Le 6 mars 2015, à la suite d’enquêtes menées à Tombouctou et sa région, nos organisations ont déposé une nouvelle plainte avec constitution de partie civile au nom de 33 victimes de crimes internationaux, dont des crimes sexuels, commis lors de l’occupation de Tombouctou et sa région par les groupes armés en 2012 et 2013. Cette plainte vise nommément 15 auteurs présumés de crimes contre l’humanité et crimes de guerre.
[3] Si les tribunaux des régions de Tombouctou et Gao ont été réhabilités après l’occupation, ils peinent à être fonctionnels. Ils ne peuvent notamment pas, en raison de la situation sécuritaire et des menaces auxquelles font face les administrateurs de la justice, traiter des affaires qui mettent en cause des individus affiliés aux groupes armés.

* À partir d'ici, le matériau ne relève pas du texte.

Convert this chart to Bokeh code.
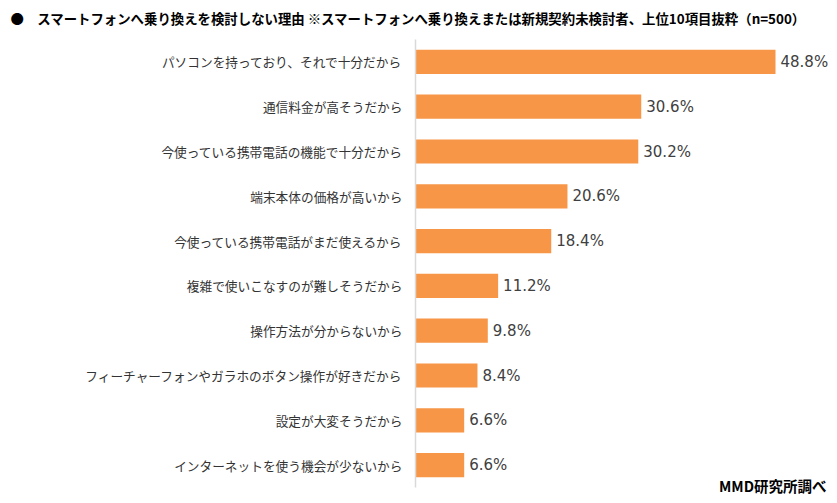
from bokeh.plotting import figure
from bokeh.models import ColumnDataSource, Range1d, Label, FixedTicker
from bokeh.core.properties import value
from bokeh.embed import file_html
from bokeh.resources import INLINE

title_text = "●　スマートフォンへ乗り換えを検討しない理由  ※スマートフォンへ乗り換えまたは新規契約未検討者、上位10項目抜粋（n=500）"
source_text = "MMD研究所調べ"

categories = [
    "パソコンを持っており、それで十分だから",
    "通信料金が高そうだから",
    "今使っている携帯電話の機能で十分だから",
    "端末本体の価格が高いから",
    "今使っている携帯電話がまだ使えるから",
    "複雑で使いこなすのが難しそうだから",
    "操作方法が分からないから",
    "フィーチャーフォンやガラホのボタン操作が好きだから",
    "設定が大変そうだから",
    "インターネットを使う機会が少ないから",
]
values = [48.8, 30.6, 30.2, 20.6, 18.4, 11.2, 9.8, 8.4, 6.6, 6.6]

n = len(categories)
pos = [n - 1 - i for i in range(n)]  # first category on top

W, H = 837, 503
FL, FT = 415, 30
STEP = 44.8  # pixels per category
AX_TOP, AX_BOT = 39, 487  # axis line extent on the canvas
y_top = (n - 0.5) + (AX_TOP - FT) / STEP
y_bot = -0.5 - (H - AX_BOT) / STEP

src = ColumnDataSource(dict(
    y=pos,
    val=values,
    lab=["%.1f%%" % v for v in values],
))

p = figure(width=W, height=H, output_backend="svg", toolbar_location=None,
           y_range=Range1d(y_bot, y_top),
           x_range=Range1d(0, 56.12),
           min_border_left=FL, min_border_right=8, min_border_top=FT, min_border_bottom=0)
p.outline_line_color = None
p.xgrid.visible = False
p.ygrid.visible = False
p.xaxis.visible = False

p.title.text = title_text
p.title.text_font = "Noto Sans CJK JP"
p.title.text_font_size = "13.4px"
p.title.text_font_style = "bold"
p.title.text_color = "#000000"
p.title.align = "left"
p.title.offset = 10 - FL
p.title.standoff = 6

p.hbar(y="y", right="val", left=0, height=0.54, source=src,
       fill_color="#F79646", line_color=None)
p.text(x="val", y="y", text="lab", source=src, x_offset=5,
       text_align="left", text_baseline="middle",
       text_font=value("DejaVu Sans"), text_font_size="15px", text_color="#404040")

ax = p.yaxis[0]
ax.ticker = FixedTicker(ticks=pos)
ax.major_label_overrides = {pp: c for pp, c in zip(pos, categories)}
ax.bounds = (-0.5, n - 0.5)
ax.axis_line_color = "#D9D9D9"
ax.axis_line_width = 1.5
ax.major_tick_line_color = None
ax.minor_tick_line_color = None
ax.major_tick_out = 0
ax.major_tick_in = 0
ax.minor_tick_out = 0
ax.minor_tick_in = 0
ax.major_label_standoff = 13
ax.major_label_text_font = "Noto Sans CJK JP"
ax.major_label_text_font_size = "12.7px"
ax.major_label_text_color = "#333333"

p.add_layout(Label(x=826 - FL, y=H - 485, x_units="screen", y_units="screen", text=source_text,
                   text_font="Noto Sans CJK JP", text_font_size="14.5px", text_font_style="bold",
                   text_color="#000000", text_baseline="middle", text_align="right"))

open("out.html", "w").write(file_html(p, INLINE))
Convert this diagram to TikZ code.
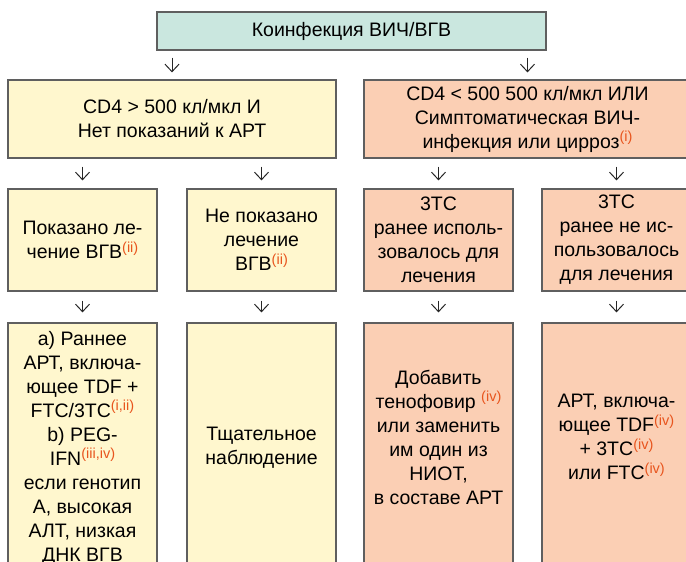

le Procureur de Gao a échappé à une attaque à son domicile en janvier 2015. Le tribunal de Kidal n’est quant à lui toujours pas ouvert malgré la nomination d’un nouveau procureur qui siège à Gao.
[4] Par exemple, la libération en août 2014 de Ag Alfousseyni Houka Houka, ancien juge islamiste de Tombouctou, pourtant inculpé pour son rôle présumé dans la commission de graves violation des droits humains. Ou celles, le 9 décembre 2014, de Mohamed Aly Ag Wadoussène, Haïba Ag Acherif, Oussama Ben Gouzzi et Habib Ould Mahouloud, échangés dans le cadre de négociations visant notamment à la libération de l’otage français Serge Lazarevic.
[5] De même, la commission internationale d’enquête prévue dans l’Accord de Ouagadougou et dans l’accord de paix de juin 2015 n’a toujours pas été mise en place par les Nations unies.